Retype, please, the listing from its opening line through the line that contains "19, 17, 16]", both included, without the pictures.

+ + + + + + +

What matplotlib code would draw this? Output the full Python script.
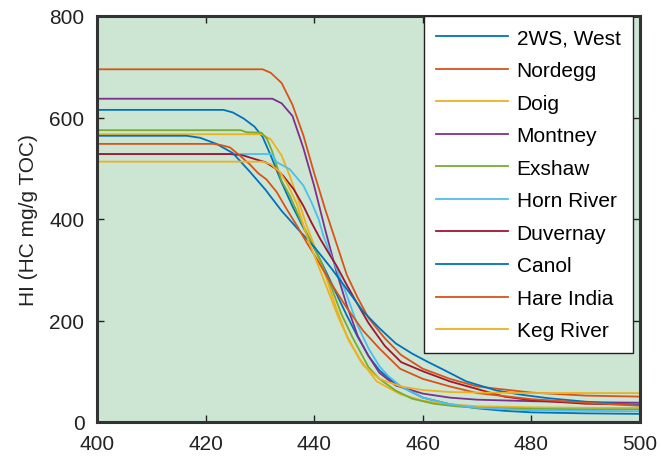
import matplotlib
matplotlib.use('Agg')
from matplotlib import pyplot as plt

# HI decline curves (temperature in deg C, HI in mg HC/g TOC)
names = ['2WS, West', 'Nordegg', 'Doig', 'Montney', 'Exshaw',
         'Horn River', 'Duvernay', 'Canol', 'Hare India', 'Keg River']

t_2ws = [400, 423.3, 425, 427, 429, 430.5, 432, 434, 436, 438, 440, 442, 444, 446, 448, 450, 452, 455, 460, 465, 470, 475, 480, 490, 500]
hi_2ws = [615, 615, 610, 598, 582, 562, 525, 472, 425, 383, 343, 300, 255, 210, 168, 130, 102, 75, 48, 35, 27, 22, 19, 17, 16]

t_nordegg = [400, 430.5, 432, 434, 436, 438, 440, 442, 444, 446, 448, 450, 453, 456, 460, 465, 470, 480, 490, 500]
hi_nordegg = [695, 695, 688, 668, 625, 565, 490, 420, 355, 290, 245, 205, 165, 132, 105, 85, 70, 58, 52, 50]

t_doig = [400, 430.3, 432, 434, 435.5, 437, 438.5, 440.5, 442.3, 444.1, 446, 448.4, 451.5, 455.8, 460, 465, 470, 480, 490, 500]
hi_doig = [567, 567, 557, 525, 485, 440, 390, 334, 282, 223, 170, 124, 80, 55, 42, 35, 31, 29, 28, 28]

t_montney = [400, 432.3, 434, 436, 438, 440, 442, 444, 446, 448, 450, 452, 455, 460, 465, 470, 480, 490, 500]
hi_montney = [637, 637, 628, 603, 540, 465, 380, 300, 230, 170, 130, 97, 72, 56, 48, 44, 41, 39, 38]

t_exshaw = [400, 426.5, 427.5, 430.3, 431.3, 432.2, 433.1, 434, 435.5, 437.4, 439.2, 441, 443, 445, 447, 450, 452, 455, 458, 462, 466, 470, 480, 490, 500]
hi_exshaw = [575, 575, 571, 570, 558, 535, 505, 475, 446, 400, 360, 322, 270, 213, 168, 108, 85, 62, 46, 36, 31, 28, 26, 25, 25]

t_horn = [400, 432.2, 433.1, 435.5, 438, 439.5, 440.8, 441.7, 442.6, 444, 446, 448, 450, 452, 453.6, 456, 460, 465, 470, 480, 490, 500]
hi_horn = [528, 528, 512, 498, 466, 433, 400, 367, 341, 305, 250, 190, 145, 110, 91, 70, 48, 35, 28, 23, 22, 21]

t_duvernay = [400, 424.5, 427, 429.1, 431, 432.8, 434.3, 436.2, 438, 439.5, 441.1, 442.6, 444.1, 446, 448, 450, 453, 456, 460, 465, 470, 475, 480, 490, 500]
hi_duvernay = [528, 528, 525, 518, 512, 500, 485, 459, 426, 393, 361, 334, 308, 270, 232, 195, 150, 118, 100, 80, 65, 50, 43, 36, 34]

t_canol = [400, 416.5, 419, 422, 425, 428, 431, 434, 437, 440, 443, 446, 449, 452, 455, 458, 461, 464, 468, 473.6, 478, 483, 490, 500]
hi_canol = [564, 564, 560, 548, 530, 495, 458, 416, 380, 345, 305, 262, 218, 185, 155, 135, 118, 102, 80, 62, 54, 47, 40, 33]

t_hare = [400, 421.4, 422.7, 424.5, 426.3, 428.2, 429.7, 431.2, 433.1, 434.9, 436.8, 438.6, 440.5, 443, 446, 449, 452, 455.8, 460, 465, 470, 480, 490, 500]
hi_hare = [548, 548, 546, 541, 525, 507, 490, 478, 453, 420, 387, 354, 321, 275, 225, 180, 145, 105, 85, 70, 57, 45, 38, 32]

t_keg = [400, 430.5, 432, 433.7, 435, 436.8, 438.6, 440.5, 442.5, 444.5, 446.5, 449, 452, 456, 460, 465, 470, 480, 490, 500]
hi_keg = [513, 513, 508, 492, 470, 430, 367, 315, 260, 205, 158, 112, 85, 70, 63, 59, 58, 57, 57, 57]

temps = [t_2ws, t_nordegg, t_doig, t_montney, t_exshaw, t_horn, t_duvernay, t_canol, t_hare, t_keg]
his = [hi_2ws, hi_nordegg, hi_doig, hi_montney, hi_exshaw, hi_horn, hi_duvernay, hi_canol, hi_hare, hi_keg]

# MATLAB default colour order (it wraps after 7)
colors = ['#0072BD', '#D95319', '#EDB120', '#7E2F8E', '#77AC30', '#4DBEEE', '#A2142F']

plt.rcParams['font.family'] = ['Liberation Sans', 'DejaVu Sans']
plt.rcParams['font.size'] = 15

fig = plt.figure(figsize=(6.61, 4.64), dpi=100)
ax = fig.add_axes([97/661, 41/464, 543/661, 406/464])
ax.set_facecolor('#cde6d3')

for i, name in enumerate(names):
    ax.plot(temps[i], his[i], color=colors[i % len(colors)], lw=1.3, label=name)

ax.set_xlim(400, 500)
ax.set_ylim(0, 800)
ax.set_xticks([400, 420, 440, 460, 480, 500])
ax.set_yticks([0, 200, 400, 600, 800])
ax.tick_params(direction='in', length=5, width=1, top=True, right=True,
               pad=9, colors='#222222', labelsize=15)
for sp in ax.spines.values():
    sp.set_linewidth(2.2)
    sp.set_color('#333333')

ax.set_ylabel('HI (HC mg/g TOC)', fontsize=15, color='#222222', labelpad=8)

leg = ax.legend(loc='upper right', bbox_to_anchor=(536/543, 1.0), borderaxespad=0,
                fontsize=15, handlelength=3.45, handletextpad=0.4, labelspacing=0.65,
                borderpad=0.6, fancybox=False, framealpha=1, edgecolor='#222222')
leg.get_frame().set_linewidth(1.0)

fig.savefig('out.png', dpi=100)
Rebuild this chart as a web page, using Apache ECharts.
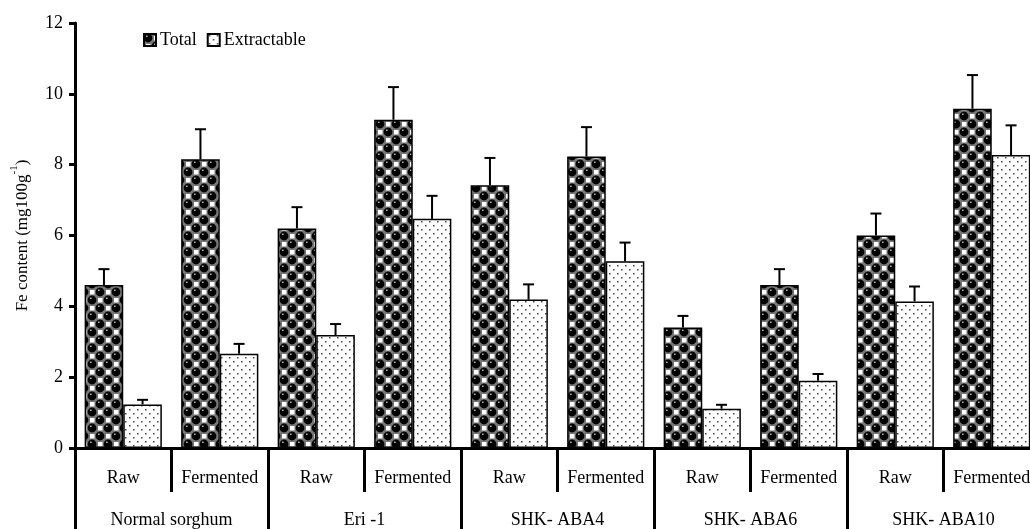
<!DOCTYPE html>
<html>
<head>
<meta charset="utf-8">
<script src="https://cdn.jsdelivr.net/npm/echarts@6/dist/echarts.min.js"></script>
<style>
html,body{margin:0;padding:0;background:#fff;overflow:hidden;width:1030px;height:529px;}
#c{width:1040px;height:529px;}
</style>
</head>
<body>
<div id="c"></div>
<script>
// ---- data ----
var subCategories = ['Raw','Fermented','Raw','Fermented','Raw','Fermented','Raw','Fermented','Raw','Fermented'];
var groups = ['Normal sorghum','Eri -1','SHK- ABA4','SHK- ABA6','SHK- ABA10'];
var totalMean = [4.6, 8.15, 6.2, 9.27, 7.42, 8.23, 3.4, 4.6, 6.0, 9.58];
var totalSd   = [0.45, 0.85, 0.6, 0.92, 0.77, 0.83, 0.33, 0.45, 0.62, 0.95];
var extrMean  = [1.23, 2.66, 3.19, 6.47, 4.19, 5.27, 1.11, 1.9, 4.14, 8.27];
var extrSd    = [0.13, 0.28, 0.31, 0.65, 0.43, 0.53, 0.11, 0.19, 0.42, 0.84];
var yTicks = [0, 2, 4, 6, 8, 10, 12];

// ---- patterns ----
function makeTotalPattern(){
  var c = document.createElement('canvas'); c.width = 16; c.height = 16;
  var g = c.getContext('2d');
  g.fillStyle = '#777'; g.fillRect(0,0,16,16);
  g.fillStyle = '#fff';
  [[8,0],[0,8]].forEach(function(p){ g.fillRect(p[0]+2,p[1]+2,4.5,4.5); });
  g.fillStyle = '#000';
  [[4,4],[12,12],[-4,12],[12,-4],[4,20],[20,4],[-4,-4],[20,20]].forEach(function(p){
    g.beginPath(); g.arc(p[0],p[1],4.4,0,Math.PI*2); g.fill();
  });
  g.fillStyle = '#ccc';
  [[3,2.6],[11,10.6]].forEach(function(p){ g.fillRect(p[0]-1,p[1]-1,1.6,1.3); });
  return c;
}
function makeExtrPattern(){
  var c = document.createElement('canvas'); c.width = 8; c.height = 8;
  var g = c.getContext('2d');
  g.fillStyle = '#fff'; g.fillRect(0,0,8,8);
  g.fillStyle = '#444';
  g.fillRect(1,1,1.5,1.5); g.fillRect(5,5,1.5,1.5);
  return c;
}
var totalFill = {image: makeTotalPattern(), repeat: 'repeat'};
var extrFill = {image: makeExtrPattern(), repeat: 'repeat'};

var FONT = 'Liberation Serif';

function errData(mean, sd){ return mean.map(function(m,i){ return [i, m, sd[i]]; }); }
function errRender(sign){
  return function(params, api){
    var i = api.value(0), m = api.value(1), s = api.value(2);
    var band = api.size([1,0])[0];
    var p0 = api.coord([i, m]), p1 = api.coord([i, m + s]);
    var x = p0[0] + sign * band * 0.2;
    var st = {stroke:'#000', lineWidth:2};
    return {type:'group', children:[
      {type:'line', shape:{x1:x,y1:p0[1],x2:x,y2:p1[1]}, style:st},
      {type:'line', shape:{x1:x-5.5,y1:p1[1],x2:x+5.5,y2:p1[1]}, style:st}
    ]};
  };
}

var chart = echarts.init(document.getElementById('c'), null, {renderer:'canvas'});
chart.setOption({
  animation:false,
  backgroundColor:'#fff',
  textStyle:{fontFamily:FONT, color:'#000'},
  grid:{left:75, right:0, top:23, bottom:78, containLabel:false},
  legend:{
    left:138, top:26, itemWidth:12, itemHeight:12, itemGap:10,
    icon:'rect',
    textStyle:{fontFamily:FONT, fontSize:18, color:'#000', padding:[0,0,0,-1]},
    data:['Total','Extractable']
  },
  xAxis:[{
    type:'category', data:subCategories, position:'bottom',
    axisLine:{lineStyle:{color:'#000', width:3}},
    axisTick:{show:true, interval:0, length:44, lineStyle:{color:'#000', width:3}},
    axisLabel:{interval:0, margin:21, fontFamily:FONT, fontSize:18, color:'#000'}
  },{
    type:'category', data:groups, position:'bottom', offset:0,
    axisLine:{show:false},
    axisTick:{show:true, interval:0, length:90, lineStyle:{color:'#000', width:3}},
    axisLabel:{interval:0, margin:63, fontFamily:FONT, fontSize:18, color:'#000'}
  }],
  yAxis:{
    type:'value', min:0, max:12, interval:2,
    name:'{b|Fe content (mg100g}{s|-1}{b|)}',
    nameLocation:'middle', nameGap:44, nameRotate:90,
    nameTextStyle:{rich:{
      b:{fontFamily:FONT, fontSize:17, color:'#000', lineHeight:22, verticalAlign:'bottom'},
      s:{fontFamily:FONT, fontSize:11, color:'#000', lineHeight:22, verticalAlign:'top'}
    }},
    axisLine:{show:true, lineStyle:{color:'#000', width:3}},
    axisTick:{show:true, length:6, lineStyle:{color:'#000', width:3}},
    splitLine:{show:false},
    axisLabel:{margin:12, fontFamily:FONT, fontSize:18, color:'#000',
      formatter:function(v){ return yTicks.indexOf(v) >= 0 ? String(v) : ''; }}
  },
  series:[{
    name:'Total', type:'bar', data:totalMean, barWidth:'40%', barGap:'0%',
    itemStyle:{color:totalFill, borderColor:'#000', borderWidth:1.5}
  },{
    name:'Extractable', type:'bar', data:extrMean, barWidth:'40%', barGap:'0%',
    itemStyle:{color:extrFill, borderColor:'#000', borderWidth:1.5}
  },{
    name:'errT', type:'custom', data:errData(totalMean,totalSd), renderItem:errRender(-1),
    encode:{x:0, y:1}, z:5, silent:true
  },{
    name:'errE', type:'custom', data:errData(extrMean,extrSd), renderItem:errRender(1),
    encode:{x:0, y:1}, z:5, silent:true
  }]
});
</script>
</body>
</html>
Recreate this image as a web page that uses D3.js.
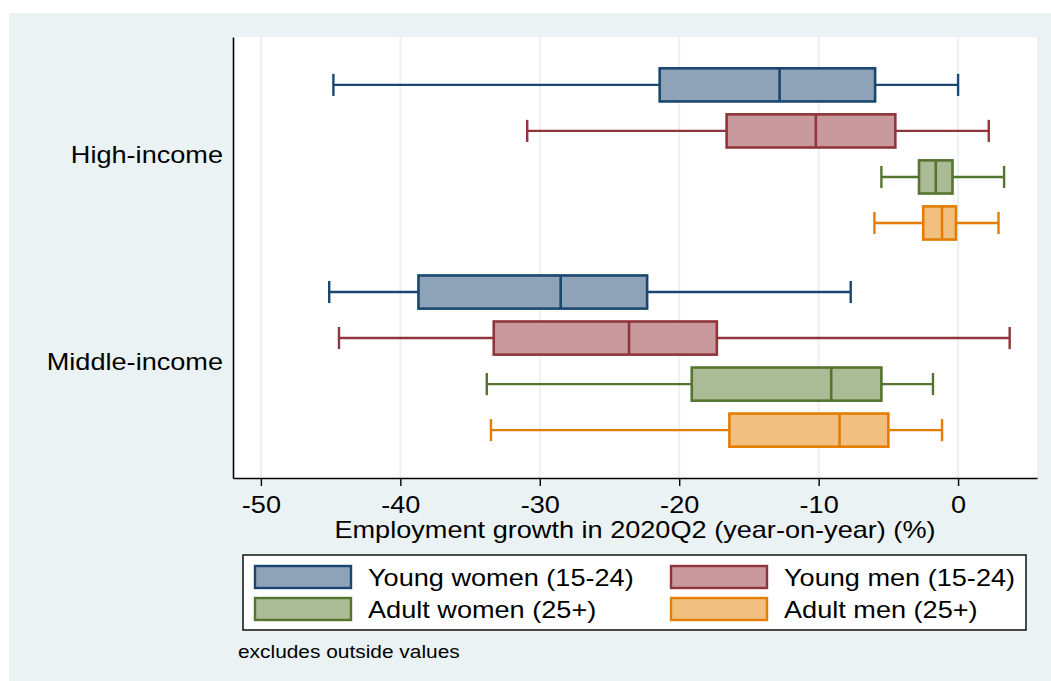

+ + + + + + +

### PROBLEM SOLUTION
What matplotlib code would draw this? Output the full Python script.
import matplotlib
matplotlib.use('Agg')
from matplotlib import pyplot as plt

# HI decline curves (temperature in deg C, HI in mg HC/g TOC)
names = ['2WS, West', 'Nordegg', 'Doig', 'Montney', 'Exshaw',
         'Horn River', 'Duvernay', 'Canol', 'Hare India', 'Keg River']

t_2ws = [400, 423.3, 425, 427, 429, 430.5, 432, 434, 436, 438, 440, 442, 444, 446, 448, 450, 452, 455, 460, 465, 470, 475, 480, 490, 500]
hi_2ws = [615, 615, 610, 598, 582, 562, 525, 472, 425, 383, 343, 300, 255, 210, 168, 130, 102, 75, 48, 35, 27, 22, 19, 17, 16]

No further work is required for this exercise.